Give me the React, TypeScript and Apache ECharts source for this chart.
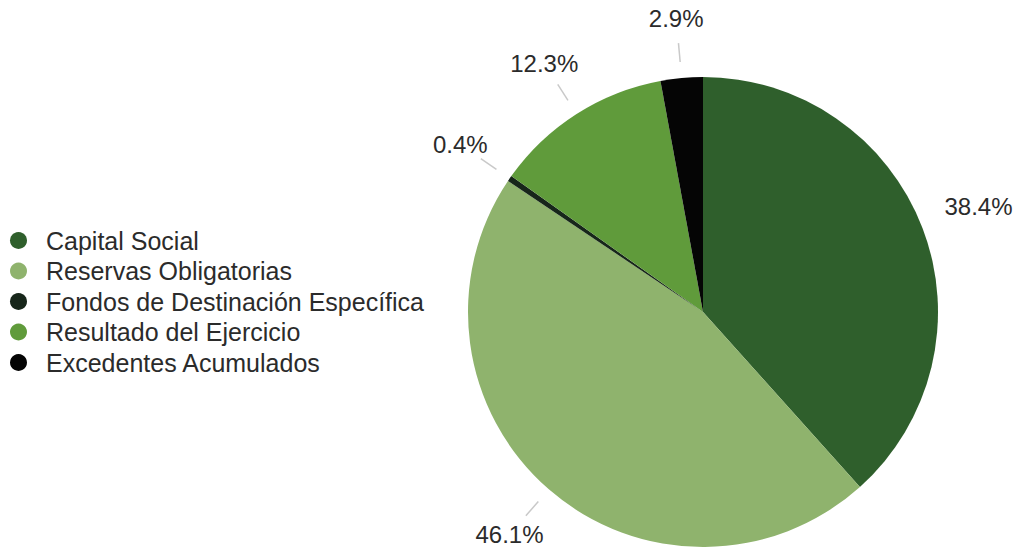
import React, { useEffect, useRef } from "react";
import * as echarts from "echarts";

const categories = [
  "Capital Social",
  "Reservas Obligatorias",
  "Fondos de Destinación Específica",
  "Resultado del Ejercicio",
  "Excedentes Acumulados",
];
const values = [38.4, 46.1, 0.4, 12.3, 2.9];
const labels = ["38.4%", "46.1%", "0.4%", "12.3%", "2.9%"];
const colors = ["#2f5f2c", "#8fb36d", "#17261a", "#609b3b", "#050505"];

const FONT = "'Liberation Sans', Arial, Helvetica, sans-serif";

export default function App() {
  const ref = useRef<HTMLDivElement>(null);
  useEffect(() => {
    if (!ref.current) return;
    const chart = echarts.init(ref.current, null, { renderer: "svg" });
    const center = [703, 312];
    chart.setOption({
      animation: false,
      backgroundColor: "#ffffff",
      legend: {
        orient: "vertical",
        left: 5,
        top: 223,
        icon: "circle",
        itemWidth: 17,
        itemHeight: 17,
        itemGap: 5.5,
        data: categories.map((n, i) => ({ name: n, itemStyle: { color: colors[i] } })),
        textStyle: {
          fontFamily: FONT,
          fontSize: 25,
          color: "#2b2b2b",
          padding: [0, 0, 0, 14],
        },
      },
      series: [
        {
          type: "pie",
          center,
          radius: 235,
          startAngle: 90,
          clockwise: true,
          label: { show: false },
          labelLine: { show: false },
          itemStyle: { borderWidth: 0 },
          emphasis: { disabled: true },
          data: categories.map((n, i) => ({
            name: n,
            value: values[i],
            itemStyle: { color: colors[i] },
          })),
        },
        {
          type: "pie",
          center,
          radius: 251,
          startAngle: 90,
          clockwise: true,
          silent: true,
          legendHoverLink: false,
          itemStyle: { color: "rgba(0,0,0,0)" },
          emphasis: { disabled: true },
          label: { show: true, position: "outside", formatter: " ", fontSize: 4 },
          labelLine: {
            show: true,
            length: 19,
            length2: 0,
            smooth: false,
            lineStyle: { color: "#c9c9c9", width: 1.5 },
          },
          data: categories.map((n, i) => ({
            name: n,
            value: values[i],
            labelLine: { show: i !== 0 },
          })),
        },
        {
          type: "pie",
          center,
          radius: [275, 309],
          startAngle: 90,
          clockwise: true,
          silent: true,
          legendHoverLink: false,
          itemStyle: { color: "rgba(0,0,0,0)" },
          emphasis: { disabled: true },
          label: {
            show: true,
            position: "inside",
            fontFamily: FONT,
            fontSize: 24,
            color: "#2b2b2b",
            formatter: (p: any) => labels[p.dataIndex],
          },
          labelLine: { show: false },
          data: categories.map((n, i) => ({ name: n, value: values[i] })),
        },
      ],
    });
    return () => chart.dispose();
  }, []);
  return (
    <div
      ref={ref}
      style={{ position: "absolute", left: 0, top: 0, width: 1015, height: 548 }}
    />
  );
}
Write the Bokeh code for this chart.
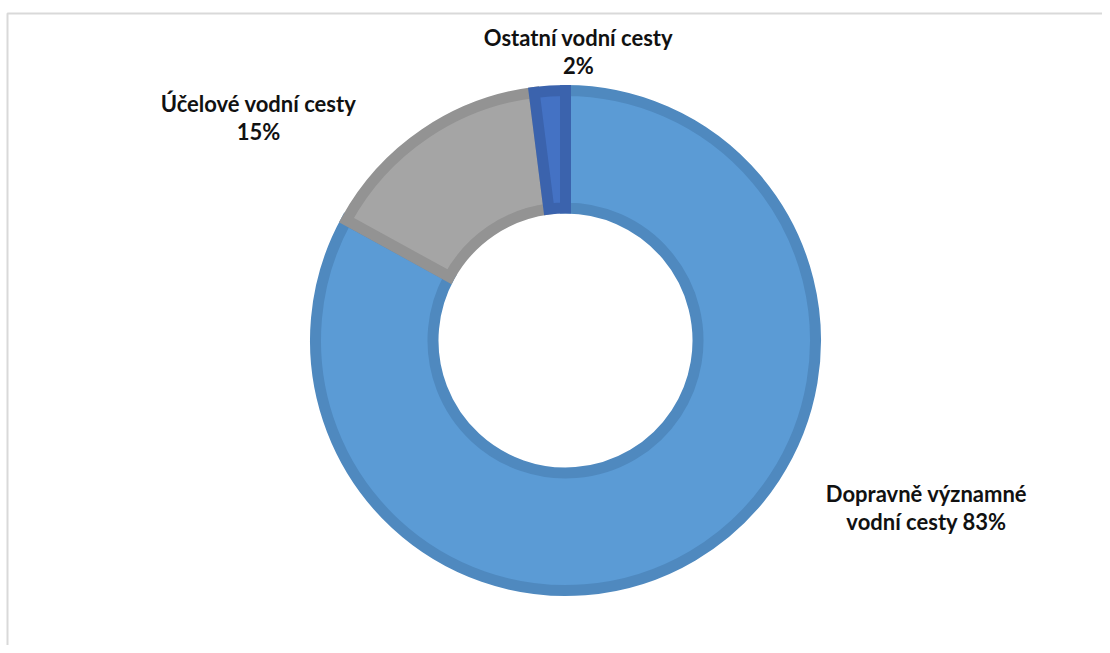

※

> **Goal of the exercise**:
Return nothing but the lines running from the start of the data to the line with "import * as", please, both ends included and no pictures.

> **Expected output**:
Give me the React, TypeScript and Apache ECharts source for this chart.
import React, { useEffect, useRef } from "react";
import * as echarts from "echarts";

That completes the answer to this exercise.